• [What you should do]: What is to be transcribed is the run of lines opening with the one that has "Generate a Python" and closing with the one that has "orange = '#FFB877'", and only that run, exactly.

• [Exercise material]:
::::::
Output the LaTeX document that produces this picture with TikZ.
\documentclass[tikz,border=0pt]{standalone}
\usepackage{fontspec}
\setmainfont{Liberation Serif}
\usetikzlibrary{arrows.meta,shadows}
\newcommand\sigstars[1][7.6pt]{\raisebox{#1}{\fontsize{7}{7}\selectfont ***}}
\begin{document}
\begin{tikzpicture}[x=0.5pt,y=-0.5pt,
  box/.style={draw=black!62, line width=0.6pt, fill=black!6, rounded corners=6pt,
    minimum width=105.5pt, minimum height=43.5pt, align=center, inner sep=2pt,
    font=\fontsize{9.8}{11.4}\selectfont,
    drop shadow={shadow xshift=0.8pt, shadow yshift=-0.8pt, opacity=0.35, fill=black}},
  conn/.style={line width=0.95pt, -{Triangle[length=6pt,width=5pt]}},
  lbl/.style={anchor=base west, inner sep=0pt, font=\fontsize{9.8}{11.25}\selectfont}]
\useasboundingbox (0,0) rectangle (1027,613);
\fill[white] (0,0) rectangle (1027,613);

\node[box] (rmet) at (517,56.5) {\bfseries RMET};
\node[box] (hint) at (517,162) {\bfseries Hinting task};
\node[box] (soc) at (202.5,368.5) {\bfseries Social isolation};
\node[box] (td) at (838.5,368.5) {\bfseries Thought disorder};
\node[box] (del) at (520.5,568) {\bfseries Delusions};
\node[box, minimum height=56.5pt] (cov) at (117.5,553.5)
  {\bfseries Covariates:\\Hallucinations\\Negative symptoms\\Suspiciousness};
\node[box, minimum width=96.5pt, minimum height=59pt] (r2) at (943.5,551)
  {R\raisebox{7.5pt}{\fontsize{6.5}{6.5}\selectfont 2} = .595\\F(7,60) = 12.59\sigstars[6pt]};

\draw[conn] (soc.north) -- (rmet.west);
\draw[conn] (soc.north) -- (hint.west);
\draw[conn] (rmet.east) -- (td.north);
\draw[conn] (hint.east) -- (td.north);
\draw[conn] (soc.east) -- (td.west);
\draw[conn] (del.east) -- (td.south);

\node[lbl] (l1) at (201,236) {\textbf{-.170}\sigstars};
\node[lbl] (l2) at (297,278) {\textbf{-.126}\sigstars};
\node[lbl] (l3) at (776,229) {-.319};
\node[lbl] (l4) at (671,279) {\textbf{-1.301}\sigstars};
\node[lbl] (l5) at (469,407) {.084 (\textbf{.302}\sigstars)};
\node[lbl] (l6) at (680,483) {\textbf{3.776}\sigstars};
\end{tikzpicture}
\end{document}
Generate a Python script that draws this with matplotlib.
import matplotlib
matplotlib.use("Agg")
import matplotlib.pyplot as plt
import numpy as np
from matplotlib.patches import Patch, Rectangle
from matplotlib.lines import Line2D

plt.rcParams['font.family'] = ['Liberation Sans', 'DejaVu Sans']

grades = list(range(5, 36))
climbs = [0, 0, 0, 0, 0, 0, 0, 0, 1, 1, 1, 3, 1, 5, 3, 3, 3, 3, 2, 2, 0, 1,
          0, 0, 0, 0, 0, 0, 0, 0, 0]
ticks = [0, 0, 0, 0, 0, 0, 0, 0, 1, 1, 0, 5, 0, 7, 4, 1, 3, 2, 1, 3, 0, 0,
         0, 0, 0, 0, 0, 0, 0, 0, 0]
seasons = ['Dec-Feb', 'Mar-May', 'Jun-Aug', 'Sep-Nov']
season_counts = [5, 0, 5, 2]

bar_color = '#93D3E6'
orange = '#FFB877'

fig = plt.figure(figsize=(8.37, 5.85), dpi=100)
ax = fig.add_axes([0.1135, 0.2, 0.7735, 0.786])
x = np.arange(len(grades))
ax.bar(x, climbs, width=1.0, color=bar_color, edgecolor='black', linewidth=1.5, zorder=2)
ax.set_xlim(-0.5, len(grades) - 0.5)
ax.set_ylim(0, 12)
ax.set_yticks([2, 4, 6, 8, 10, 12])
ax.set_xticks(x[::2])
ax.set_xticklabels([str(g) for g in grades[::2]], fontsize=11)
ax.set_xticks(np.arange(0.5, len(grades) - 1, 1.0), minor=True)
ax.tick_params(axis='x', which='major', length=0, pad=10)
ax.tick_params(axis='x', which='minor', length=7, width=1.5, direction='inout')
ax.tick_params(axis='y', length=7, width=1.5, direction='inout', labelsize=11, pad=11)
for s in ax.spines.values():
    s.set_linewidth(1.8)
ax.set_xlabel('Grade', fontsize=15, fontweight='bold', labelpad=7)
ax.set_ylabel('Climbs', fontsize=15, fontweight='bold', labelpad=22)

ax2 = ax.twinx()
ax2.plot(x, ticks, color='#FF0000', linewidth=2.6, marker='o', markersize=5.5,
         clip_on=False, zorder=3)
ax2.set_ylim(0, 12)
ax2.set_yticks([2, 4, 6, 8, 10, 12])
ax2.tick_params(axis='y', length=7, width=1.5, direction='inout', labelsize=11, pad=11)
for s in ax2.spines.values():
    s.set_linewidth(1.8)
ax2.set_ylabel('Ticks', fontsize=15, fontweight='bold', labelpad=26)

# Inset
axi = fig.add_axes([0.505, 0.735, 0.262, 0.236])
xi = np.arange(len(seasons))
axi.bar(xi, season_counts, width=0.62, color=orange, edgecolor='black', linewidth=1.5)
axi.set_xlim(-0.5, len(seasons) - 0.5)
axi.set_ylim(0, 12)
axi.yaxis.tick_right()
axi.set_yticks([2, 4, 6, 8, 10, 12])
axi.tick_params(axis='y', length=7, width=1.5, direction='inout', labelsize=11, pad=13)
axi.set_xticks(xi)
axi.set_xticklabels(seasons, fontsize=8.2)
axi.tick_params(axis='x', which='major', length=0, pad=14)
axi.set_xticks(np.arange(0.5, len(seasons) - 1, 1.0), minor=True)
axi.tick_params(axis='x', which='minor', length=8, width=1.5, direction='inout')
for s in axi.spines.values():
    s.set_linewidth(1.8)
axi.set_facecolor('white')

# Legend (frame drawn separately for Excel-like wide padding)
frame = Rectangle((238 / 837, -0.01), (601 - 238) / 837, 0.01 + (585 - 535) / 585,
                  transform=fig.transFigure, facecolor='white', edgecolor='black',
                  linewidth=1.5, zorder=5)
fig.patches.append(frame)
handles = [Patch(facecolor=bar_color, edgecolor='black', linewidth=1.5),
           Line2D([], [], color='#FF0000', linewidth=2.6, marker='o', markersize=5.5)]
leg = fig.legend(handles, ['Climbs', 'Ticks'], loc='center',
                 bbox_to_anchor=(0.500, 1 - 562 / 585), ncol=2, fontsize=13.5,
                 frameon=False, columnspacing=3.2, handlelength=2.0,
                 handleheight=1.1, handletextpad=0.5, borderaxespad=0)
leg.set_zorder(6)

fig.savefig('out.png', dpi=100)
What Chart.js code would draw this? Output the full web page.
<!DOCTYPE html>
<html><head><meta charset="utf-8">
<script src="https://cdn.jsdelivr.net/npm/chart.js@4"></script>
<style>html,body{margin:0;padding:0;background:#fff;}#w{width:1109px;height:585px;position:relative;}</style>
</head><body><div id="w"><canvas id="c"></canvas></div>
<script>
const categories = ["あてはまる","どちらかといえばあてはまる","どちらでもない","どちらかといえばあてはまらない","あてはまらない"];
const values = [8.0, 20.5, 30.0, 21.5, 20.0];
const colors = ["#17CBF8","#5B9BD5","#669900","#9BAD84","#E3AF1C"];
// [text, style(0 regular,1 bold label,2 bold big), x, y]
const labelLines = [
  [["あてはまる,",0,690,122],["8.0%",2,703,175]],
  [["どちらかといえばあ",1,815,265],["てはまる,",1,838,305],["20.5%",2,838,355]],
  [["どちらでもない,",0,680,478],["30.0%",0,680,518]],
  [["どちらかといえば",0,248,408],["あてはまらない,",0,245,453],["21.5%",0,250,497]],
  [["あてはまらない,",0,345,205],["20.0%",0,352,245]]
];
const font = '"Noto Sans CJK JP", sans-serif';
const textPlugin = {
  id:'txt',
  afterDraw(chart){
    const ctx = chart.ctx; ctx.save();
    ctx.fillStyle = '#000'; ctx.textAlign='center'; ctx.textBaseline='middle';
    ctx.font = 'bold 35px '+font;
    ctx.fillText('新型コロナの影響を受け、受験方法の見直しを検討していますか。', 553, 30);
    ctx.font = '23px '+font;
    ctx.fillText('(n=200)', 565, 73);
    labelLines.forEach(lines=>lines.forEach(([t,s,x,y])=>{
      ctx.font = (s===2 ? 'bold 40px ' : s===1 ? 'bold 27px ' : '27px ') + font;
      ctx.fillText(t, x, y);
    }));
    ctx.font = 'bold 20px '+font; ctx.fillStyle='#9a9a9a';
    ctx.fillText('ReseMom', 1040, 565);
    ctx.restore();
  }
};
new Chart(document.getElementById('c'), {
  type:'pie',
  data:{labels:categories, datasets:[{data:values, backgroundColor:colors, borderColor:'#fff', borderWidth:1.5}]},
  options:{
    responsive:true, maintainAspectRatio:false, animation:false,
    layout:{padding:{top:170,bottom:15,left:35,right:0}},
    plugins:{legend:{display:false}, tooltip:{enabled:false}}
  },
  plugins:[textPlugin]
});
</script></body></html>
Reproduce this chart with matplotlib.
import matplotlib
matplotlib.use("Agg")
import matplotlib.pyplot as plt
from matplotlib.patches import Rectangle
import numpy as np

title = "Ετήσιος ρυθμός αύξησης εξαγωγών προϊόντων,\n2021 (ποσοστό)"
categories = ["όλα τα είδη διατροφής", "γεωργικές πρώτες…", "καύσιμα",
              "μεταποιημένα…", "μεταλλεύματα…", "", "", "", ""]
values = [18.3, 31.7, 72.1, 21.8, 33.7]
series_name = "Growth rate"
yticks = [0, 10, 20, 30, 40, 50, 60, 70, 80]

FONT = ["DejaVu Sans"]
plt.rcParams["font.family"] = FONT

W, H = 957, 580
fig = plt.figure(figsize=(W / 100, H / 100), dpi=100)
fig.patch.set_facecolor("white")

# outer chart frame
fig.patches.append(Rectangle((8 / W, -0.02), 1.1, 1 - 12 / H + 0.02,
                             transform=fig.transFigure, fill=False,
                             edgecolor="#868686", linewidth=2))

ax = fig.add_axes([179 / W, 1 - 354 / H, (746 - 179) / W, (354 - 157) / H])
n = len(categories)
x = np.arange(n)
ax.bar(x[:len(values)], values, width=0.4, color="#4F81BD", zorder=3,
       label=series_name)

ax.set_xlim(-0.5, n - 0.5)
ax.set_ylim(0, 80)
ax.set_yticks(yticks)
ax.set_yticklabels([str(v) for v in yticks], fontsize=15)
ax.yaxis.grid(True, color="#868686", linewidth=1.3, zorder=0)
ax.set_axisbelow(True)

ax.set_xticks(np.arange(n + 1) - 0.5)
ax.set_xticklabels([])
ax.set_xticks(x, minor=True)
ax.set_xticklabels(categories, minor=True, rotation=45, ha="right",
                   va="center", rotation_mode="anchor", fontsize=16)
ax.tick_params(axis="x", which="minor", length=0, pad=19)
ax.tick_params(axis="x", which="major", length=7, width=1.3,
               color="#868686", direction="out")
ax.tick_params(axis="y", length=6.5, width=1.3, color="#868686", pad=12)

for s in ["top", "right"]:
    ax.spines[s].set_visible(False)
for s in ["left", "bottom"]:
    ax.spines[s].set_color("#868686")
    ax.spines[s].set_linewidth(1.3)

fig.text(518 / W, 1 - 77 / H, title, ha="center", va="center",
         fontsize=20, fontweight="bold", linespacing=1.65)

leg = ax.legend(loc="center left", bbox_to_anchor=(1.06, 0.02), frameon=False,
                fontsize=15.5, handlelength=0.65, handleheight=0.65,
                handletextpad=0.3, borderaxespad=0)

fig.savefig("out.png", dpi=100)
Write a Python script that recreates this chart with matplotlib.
::::::
• [Solution below]:
Generate a Python script that draws this with matplotlib.
import matplotlib
matplotlib.use("Agg")
import matplotlib.pyplot as plt
import numpy as np
from matplotlib.patches import Patch, Rectangle
from matplotlib.lines import Line2D

plt.rcParams['font.family'] = ['Liberation Sans', 'DejaVu Sans']

grades = list(range(5, 36))
climbs = [0, 0, 0, 0, 0, 0, 0, 0, 1, 1, 1, 3, 1, 5, 3, 3, 3, 3, 2, 2, 0, 1,
          0, 0, 0, 0, 0, 0, 0, 0, 0]
ticks = [0, 0, 0, 0, 0, 0, 0, 0, 1, 1, 0, 5, 0, 7, 4, 1, 3, 2, 1, 3, 0, 0,
         0, 0, 0, 0, 0, 0, 0, 0, 0]
seasons = ['Dec-Feb', 'Mar-May', 'Jun-Aug', 'Sep-Nov']
season_counts = [5, 0, 5, 2]

bar_color = '#93D3E6'
orange = '#FFB877'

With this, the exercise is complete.